With the coming of the railroad, Rawlins became a center of the sheep growing industry. Indeed, if Cheyenne was the Holy City of the Cow, Rawlins was at least a minor Holy City of the Sheep. Practically all of the City's early important figures were involved one way or another with sheep. It has been contended that the sheep wagon was invented in Rawlins by blacksmith James Candlish in 1884.


Sheep Spraying Pens, Rawlins.

The smell of sheep in Rawlins was pervasive. Weld County, Colorado, ranchman Frank Benton in his 1903 Cowboy Life on the Sidetrack complained:

We arrived at Rawlins, Wyoming, one bright sunny morning and planned to get a square meal there and kinder clean up and take a shave. But this was a sheep town and full of sheepmen and the odor of sheep was so strong we just stopped long enough to fill our bottles and then sauntered on ahead of our train, expecting to get on when it overtook us.

Pinkerton operative Charlie Siringo observed that even the cattlemen smelled of sheep:

I arrived in the hurrah little city of Rawlins, where half the men are railroad employes and the other half, with the exception of the gamblers and saloon men, smell sheepy. Even the cattlemen get to smelling like sheep from the constant chasing of sheep off their ranges. Rawlins is the center of a great sheep country. Siringo, Charles A., A Cowboy Detective, W. B. Conkey company, Chicago, 1912.
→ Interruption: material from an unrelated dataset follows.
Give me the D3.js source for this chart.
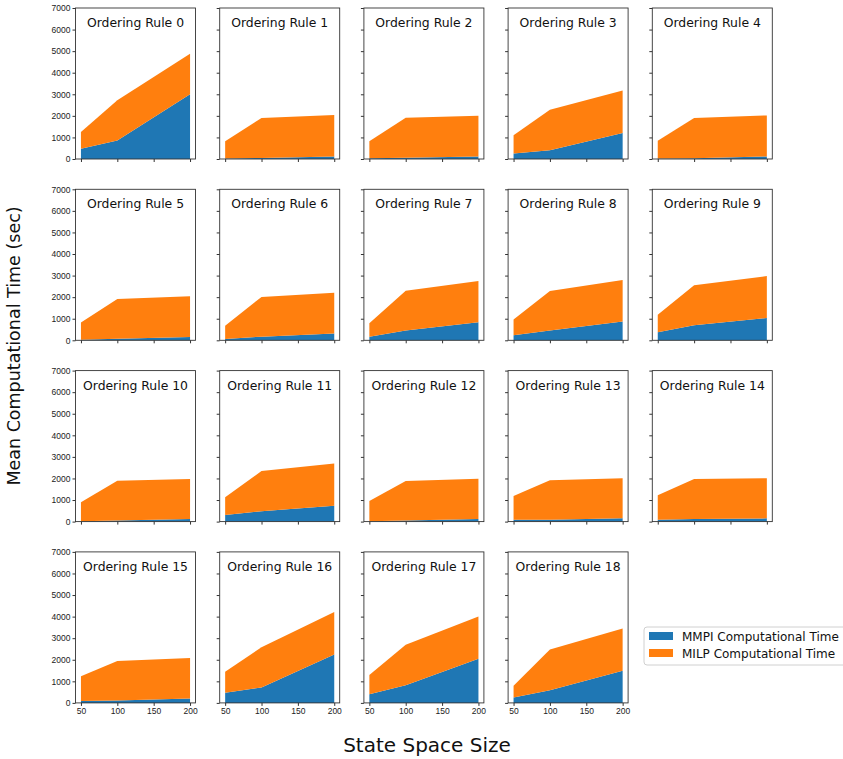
<!DOCTYPE html>
<html lang="en">
<head>
<meta charset="UTF-8">
<title>Ordering rules - computational time</title>
<script src="https://d3js.org/d3.v7.min.js"></script>
<style>
    body{ margin:0; background:#fff; }
    svg{ font-family:"DejaVu Sans", sans-serif; }
    .tick text{ font-size:8.5px; fill:#222; }
    .tick line{ stroke:#333; }
    .domain{ display:none; }
</style>
</head>
<body>
<svg id="chart" width="843" height="759"></svg>
<script>
// state space sizes on the x axis
const sizes = [50, 100, 200];
const xTicks = [50, 100, 150, 200];
const yTicks = [0, 1000, 2000, 3000, 4000, 5000, 6000, 7000];
const rules = d3.range(19).map(i => 'Ordering Rule ' + i);
const seriesNames = ['MMPI Computational Time', 'MILP Computational Time'];

// mean MMPI time per rule (sec), at 50/100/200
const mmpi = [
    [480, 860, 3000], [20, 50, 120], [30, 60, 120], [260, 400, 1200], [20, 40, 120],
    [20, 70, 150], [60, 170, 310], [170, 460, 840], [230, 450, 870], [370, 700, 1035],
    [20, 50, 120], [310, 480, 740], [20, 50, 120], [80, 90, 150], [80, 120, 150],
    [90, 110, 200], [470, 715, 2240], [400, 820, 2050], [250, 590, 1490]
];
// mean MILP time per rule (sec), stacked on top of MMPI
const milp = [
    [770, 1860, 1880], [800, 1850, 1920], [790, 1850, 1890], [840, 1880, 1980], [830, 1860, 1900],
    [800, 1840, 1890], [620, 1840, 1900], [620, 1840, 1910], [730, 1840, 1930], [820, 1850, 1945],
    [880, 1840, 1860], [820, 1860, 1950], [940, 1830, 1870], [1110, 1830, 1860], [1140, 1850, 1860],
    [1150, 1830, 1880], [970, 1865, 1970], [890, 1870, 1960], [540, 1880, 1960]
];

const colors = ['#1f77b4', '#ff7f0e'];
const svg = d3.select('#chart');

const pw = 120, ph = 151;
const left0 = 75.5, top0 = 8, dx = 144.2, dy = 181.3;
const ncol = 5, nrow = 4;

const x = d3.scaleLinear().domain([42.5, 207.5]).range([0, pw]);
const y = d3.scaleLinear().domain([0, 7000]).range([ph, 0]);

const stack = d3.stack().keys([0, 1]).value((d, k) => d[k]);
const area = d3.area()
    .x(d => x(d.data.size))
    .y0(d => y(d[0]))
    .y1(d => y(d[1]));

rules.forEach((name, i) => {
    const col = i % ncol, row = Math.floor(i / ncol);
    const g = svg.append('g')
        .attr('transform', 'translate(' + (left0 + col * dx) + ',' + (top0 + row * dy) + ')');

    const rows = sizes.map((s, j) => ({size: s, 0: mmpi[i][j], 1: milp[i][j]}));
    const layers = stack(rows);

    g.selectAll('.layer')
        .data(layers).enter()
        .append('path')
        .attr('class', 'layer')
        .attr('fill', (d, k) => colors[k])
        .attr('d', area);

    // show labels only on left column and bottom panels
    const showY = col === 0;
    const showX = row === nrow - 1;

    g.append('g')
        .call(d3.axisLeft(y).tickValues(yTicks).tickSize(3).tickPadding(2)
            .tickFormat(showY ? d3.format('d') : ''));
    g.append('g')
        .attr('transform', 'translate(0,' + ph + ')')
        .call(d3.axisBottom(x).tickValues(xTicks).tickSize(3).tickPadding(2)
            .tickFormat(showX ? d3.format('d') : ''));

    g.append('rect')
        .attr('width', pw).attr('height', ph)
        .attr('fill', 'none')
        .attr('stroke', '#333')
        .attr('stroke-width', 0.9);

    g.append('text')
        .attr('x', pw / 2).attr('y', 19)
        .attr('text-anchor', 'middle')
        .attr('font-size', 12.4)
        .attr('fill', '#111')
        .text(name);
});

// legend
const leg = svg.append('g').attr('transform', 'translate(644,627)');
leg.append('rect')
    .attr('width', 210).attr('height', 38).attr('rx', 3)
    .attr('fill', '#fff').attr('stroke', '#d0d0d0');
seriesNames.forEach((n, k) => {
    leg.append('rect')
        .attr('x', 5).attr('y', 5 + k * 17)
        .attr('width', 24).attr('height', 8)
        .attr('fill', colors[k]);
    leg.append('text')
        .attr('x', 38).attr('y', 13.5 + k * 17)
        .attr('font-size', 12)
        .attr('fill', '#111')
        .text(n);
});

// axis titles
svg.append('text')
    .attr('transform', 'translate(20,346) rotate(-90)')
    .attr('text-anchor', 'middle')
    .attr('font-size', 17.5)
    .attr('fill', '#111')
    .text('Mean Computational Time (sec)');
svg.append('text')
    .attr('x', 427).attr('y', 752)
    .attr('text-anchor', 'middle')
    .attr('font-size', 20)
    .attr('fill', '#111')
    .text('State Space Size');
</script>
</body>
</html>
Bails of wool awaiting shipment, Rawlins.

As typical in a small community where many have an interest in the same industry, sides have to be chosen. On one side were the Cosgriff Brothers with large sheep interests and their own banks, and on the other former sheriff Isaac C. Miller who also had large sheep interests and, with John E. Osborne, owned the Rawlins National Bank. In 1898 battle broke out between the Cosgriff Bothers and Miller over the issue of open range and the acquisition of property in "checkerboard fashion" so as to preclude use of land. By acquiring property in a checkerboard manner, one precludes access to the remainder of land in a township. Generally speaking each township is six miles by six miles and contains 36 one-mile square numbered sections. As a part of the financing of the Union Pacific, it was granted title to odd-numbered sections along the line of the road. The following diagram illustates:

6 5 1
7 8 9 10 11 12
18  17 16 15 14 13
19 20 21 22 23 24
30 29 28 27 26 25
31 32 33 34 35 36

Thus, it may be seen that if one acquires the odd numbered sections, access is precluded from the interior even numbered sections. By this means several cattle companies in Colorado in the 1880's gained control over millions of acres. The same methodology was used by Gov. Baxter's Western Union Cattle Co. and led to his removal from office. For further discussion of "checkerboard control," see Johnson County War.

Miller leased from the Union Pacific nineteen odd-numbered sections of land on which to winter his sheep. The Cosgriff Brothers, on the other hand, relied on open range for the pasturing of their sheep and drove their flocks onto Miller's lands where the sheep proceeded to strip the land bare of grass. Three times Miller's foreman drove the Cosgriff sheep off. In response, Thomas Cosgriff armed his men for the purpose of, in his own words, "the protection of the herds against the deprivations of wolves in any form." The issue of checkerboard control over government land was not resolved by the United States Supreme Court until 1979. In that case, the Leo Sheep Company had barred public access to the Seminoe Reservoir by its ownership of alternating sections. The Court held checkerboard control to be legal.